> [SET TASK]
Leave out the pictures, and write out exactly the lines from the beginning of the material to the line holding "blue_lo = [4.59, 3.82, 3.22, 2.80, 2.45, 2.21, 2.00]", that line included, and nothing else.

> [INFORMATION SUPPLIED]
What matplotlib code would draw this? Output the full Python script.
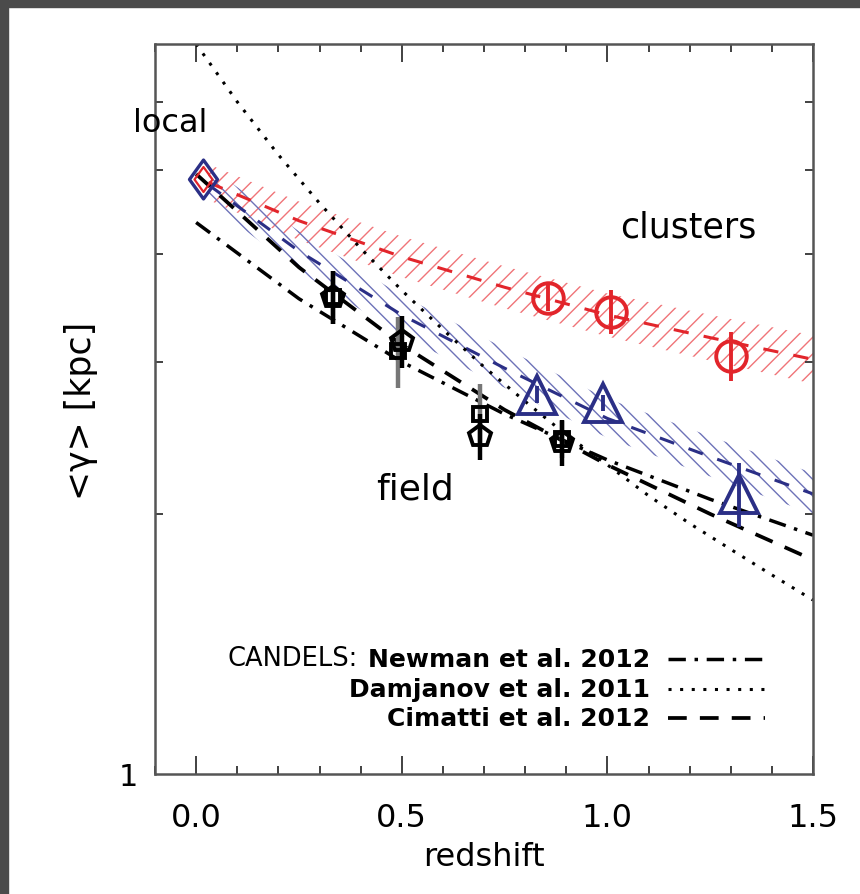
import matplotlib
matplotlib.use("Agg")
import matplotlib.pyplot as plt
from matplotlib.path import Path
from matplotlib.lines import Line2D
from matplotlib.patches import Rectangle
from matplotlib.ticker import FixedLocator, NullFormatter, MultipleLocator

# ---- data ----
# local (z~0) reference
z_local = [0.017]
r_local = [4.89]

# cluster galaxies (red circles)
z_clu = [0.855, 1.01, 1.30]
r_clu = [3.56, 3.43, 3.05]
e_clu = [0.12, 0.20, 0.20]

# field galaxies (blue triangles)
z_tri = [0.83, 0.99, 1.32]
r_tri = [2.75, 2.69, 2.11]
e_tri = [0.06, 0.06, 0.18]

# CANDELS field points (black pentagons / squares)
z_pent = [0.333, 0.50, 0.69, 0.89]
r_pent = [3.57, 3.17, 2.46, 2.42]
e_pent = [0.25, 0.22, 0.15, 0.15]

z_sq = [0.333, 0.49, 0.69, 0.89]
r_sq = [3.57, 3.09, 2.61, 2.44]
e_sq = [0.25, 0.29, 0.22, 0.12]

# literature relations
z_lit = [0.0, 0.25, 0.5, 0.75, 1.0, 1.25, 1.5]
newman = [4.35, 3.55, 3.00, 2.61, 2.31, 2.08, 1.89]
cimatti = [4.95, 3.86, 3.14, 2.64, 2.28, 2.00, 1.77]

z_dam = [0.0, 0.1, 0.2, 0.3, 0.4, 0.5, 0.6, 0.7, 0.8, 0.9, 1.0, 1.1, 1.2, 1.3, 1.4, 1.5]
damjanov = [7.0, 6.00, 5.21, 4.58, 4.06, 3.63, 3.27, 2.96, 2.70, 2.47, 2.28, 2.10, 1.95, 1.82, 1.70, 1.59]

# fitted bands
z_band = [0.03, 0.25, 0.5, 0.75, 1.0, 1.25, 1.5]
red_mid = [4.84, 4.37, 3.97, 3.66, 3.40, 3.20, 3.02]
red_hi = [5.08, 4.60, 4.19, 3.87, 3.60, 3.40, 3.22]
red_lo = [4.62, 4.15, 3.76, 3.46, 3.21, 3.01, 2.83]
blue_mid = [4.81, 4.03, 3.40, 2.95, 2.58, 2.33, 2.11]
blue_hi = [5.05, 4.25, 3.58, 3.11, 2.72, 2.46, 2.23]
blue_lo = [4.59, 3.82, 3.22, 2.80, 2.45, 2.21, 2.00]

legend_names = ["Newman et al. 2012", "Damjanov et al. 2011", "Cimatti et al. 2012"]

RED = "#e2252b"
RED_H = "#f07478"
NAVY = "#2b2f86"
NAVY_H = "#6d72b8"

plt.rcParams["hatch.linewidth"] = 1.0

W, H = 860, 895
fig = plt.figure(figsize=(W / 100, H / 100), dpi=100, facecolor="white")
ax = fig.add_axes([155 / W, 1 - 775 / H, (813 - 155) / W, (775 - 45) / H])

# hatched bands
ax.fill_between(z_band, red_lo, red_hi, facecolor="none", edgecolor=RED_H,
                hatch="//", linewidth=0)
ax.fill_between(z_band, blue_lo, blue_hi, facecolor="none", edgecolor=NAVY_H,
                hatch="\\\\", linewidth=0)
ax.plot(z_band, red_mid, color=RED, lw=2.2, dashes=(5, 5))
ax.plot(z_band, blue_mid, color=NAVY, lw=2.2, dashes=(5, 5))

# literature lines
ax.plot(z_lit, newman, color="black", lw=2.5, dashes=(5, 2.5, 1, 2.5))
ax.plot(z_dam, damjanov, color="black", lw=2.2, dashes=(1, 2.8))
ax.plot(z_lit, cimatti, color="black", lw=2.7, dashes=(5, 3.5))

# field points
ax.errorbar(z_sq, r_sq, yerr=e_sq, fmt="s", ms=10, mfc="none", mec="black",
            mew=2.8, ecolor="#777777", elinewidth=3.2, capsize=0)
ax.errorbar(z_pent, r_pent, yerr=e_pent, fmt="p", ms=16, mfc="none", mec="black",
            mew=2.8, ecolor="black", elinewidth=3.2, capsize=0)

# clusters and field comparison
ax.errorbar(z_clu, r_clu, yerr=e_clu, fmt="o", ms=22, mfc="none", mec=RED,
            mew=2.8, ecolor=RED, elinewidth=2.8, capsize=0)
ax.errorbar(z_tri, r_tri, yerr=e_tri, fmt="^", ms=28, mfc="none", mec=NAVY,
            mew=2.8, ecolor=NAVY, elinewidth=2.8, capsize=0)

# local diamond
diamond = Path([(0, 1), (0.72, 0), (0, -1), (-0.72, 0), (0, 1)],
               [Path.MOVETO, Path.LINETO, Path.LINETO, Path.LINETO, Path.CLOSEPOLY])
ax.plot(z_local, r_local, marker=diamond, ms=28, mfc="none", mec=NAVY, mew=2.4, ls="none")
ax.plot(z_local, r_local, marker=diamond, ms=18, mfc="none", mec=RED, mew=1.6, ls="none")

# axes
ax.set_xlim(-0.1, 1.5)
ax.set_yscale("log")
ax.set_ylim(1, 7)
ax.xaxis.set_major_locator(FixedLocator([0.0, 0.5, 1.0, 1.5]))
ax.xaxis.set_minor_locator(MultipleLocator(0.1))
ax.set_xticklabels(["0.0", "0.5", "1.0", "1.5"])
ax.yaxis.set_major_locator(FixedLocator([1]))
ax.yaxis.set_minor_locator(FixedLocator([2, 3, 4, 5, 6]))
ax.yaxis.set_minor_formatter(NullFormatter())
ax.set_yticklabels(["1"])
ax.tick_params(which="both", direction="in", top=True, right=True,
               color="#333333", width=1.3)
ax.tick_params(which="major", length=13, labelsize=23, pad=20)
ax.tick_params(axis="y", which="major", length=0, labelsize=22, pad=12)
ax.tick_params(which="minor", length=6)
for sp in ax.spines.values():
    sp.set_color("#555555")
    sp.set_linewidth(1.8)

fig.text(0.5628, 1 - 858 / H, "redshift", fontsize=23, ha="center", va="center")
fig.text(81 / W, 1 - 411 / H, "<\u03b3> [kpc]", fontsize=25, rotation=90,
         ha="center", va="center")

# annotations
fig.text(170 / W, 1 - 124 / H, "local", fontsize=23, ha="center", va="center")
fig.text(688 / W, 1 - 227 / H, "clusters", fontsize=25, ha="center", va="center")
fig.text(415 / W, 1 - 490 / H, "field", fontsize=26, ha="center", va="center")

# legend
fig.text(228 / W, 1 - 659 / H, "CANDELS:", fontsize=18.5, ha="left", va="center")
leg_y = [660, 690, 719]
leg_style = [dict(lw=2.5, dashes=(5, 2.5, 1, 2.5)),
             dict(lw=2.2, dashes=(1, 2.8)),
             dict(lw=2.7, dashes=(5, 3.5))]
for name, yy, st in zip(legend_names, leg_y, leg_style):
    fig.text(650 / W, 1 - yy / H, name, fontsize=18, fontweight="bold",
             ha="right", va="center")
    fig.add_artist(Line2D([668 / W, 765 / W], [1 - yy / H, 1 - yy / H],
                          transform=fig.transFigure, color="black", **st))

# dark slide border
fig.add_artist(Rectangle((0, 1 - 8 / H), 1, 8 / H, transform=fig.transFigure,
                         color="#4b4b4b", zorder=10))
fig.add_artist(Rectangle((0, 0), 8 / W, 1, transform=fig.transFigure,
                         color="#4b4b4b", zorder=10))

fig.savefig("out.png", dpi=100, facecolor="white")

> [EXERCISE ANSWER]
What matplotlib code would draw this? Output the full Python script.
import matplotlib
matplotlib.use("Agg")
import matplotlib.pyplot as plt
from matplotlib.path import Path
from matplotlib.lines import Line2D
from matplotlib.patches import Rectangle
from matplotlib.ticker import FixedLocator, NullFormatter, MultipleLocator

# ---- data ----
# local (z~0) reference
z_local = [0.017]
r_local = [4.89]

# cluster galaxies (red circles)
z_clu = [0.855, 1.01, 1.30]
r_clu = [3.56, 3.43, 3.05]
e_clu = [0.12, 0.20, 0.20]

# field galaxies (blue triangles)
z_tri = [0.83, 0.99, 1.32]
r_tri = [2.75, 2.69, 2.11]
e_tri = [0.06, 0.06, 0.18]

# CANDELS field points (black pentagons / squares)
z_pent = [0.333, 0.50, 0.69, 0.89]
r_pent = [3.57, 3.17, 2.46, 2.42]
e_pent = [0.25, 0.22, 0.15, 0.15]

z_sq = [0.333, 0.49, 0.69, 0.89]
r_sq = [3.57, 3.09, 2.61, 2.44]
e_sq = [0.25, 0.29, 0.22, 0.12]

# literature relations
z_lit = [0.0, 0.25, 0.5, 0.75, 1.0, 1.25, 1.5]
newman = [4.35, 3.55, 3.00, 2.61, 2.31, 2.08, 1.89]
cimatti = [4.95, 3.86, 3.14, 2.64, 2.28, 2.00, 1.77]

z_dam = [0.0, 0.1, 0.2, 0.3, 0.4, 0.5, 0.6, 0.7, 0.8, 0.9, 1.0, 1.1, 1.2, 1.3, 1.4, 1.5]
damjanov = [7.0, 6.00, 5.21, 4.58, 4.06, 3.63, 3.27, 2.96, 2.70, 2.47, 2.28, 2.10, 1.95, 1.82, 1.70, 1.59]

# fitted bands
z_band = [0.03, 0.25, 0.5, 0.75, 1.0, 1.25, 1.5]
red_mid = [4.84, 4.37, 3.97, 3.66, 3.40, 3.20, 3.02]
red_hi = [5.08, 4.60, 4.19, 3.87, 3.60, 3.40, 3.22]
red_lo = [4.62, 4.15, 3.76, 3.46, 3.21, 3.01, 2.83]
blue_mid = [4.81, 4.03, 3.40, 2.95, 2.58, 2.33, 2.11]
blue_hi = [5.05, 4.25, 3.58, 3.11, 2.72, 2.46, 2.23]
blue_lo = [4.59, 3.82, 3.22, 2.80, 2.45, 2.21, 2.00]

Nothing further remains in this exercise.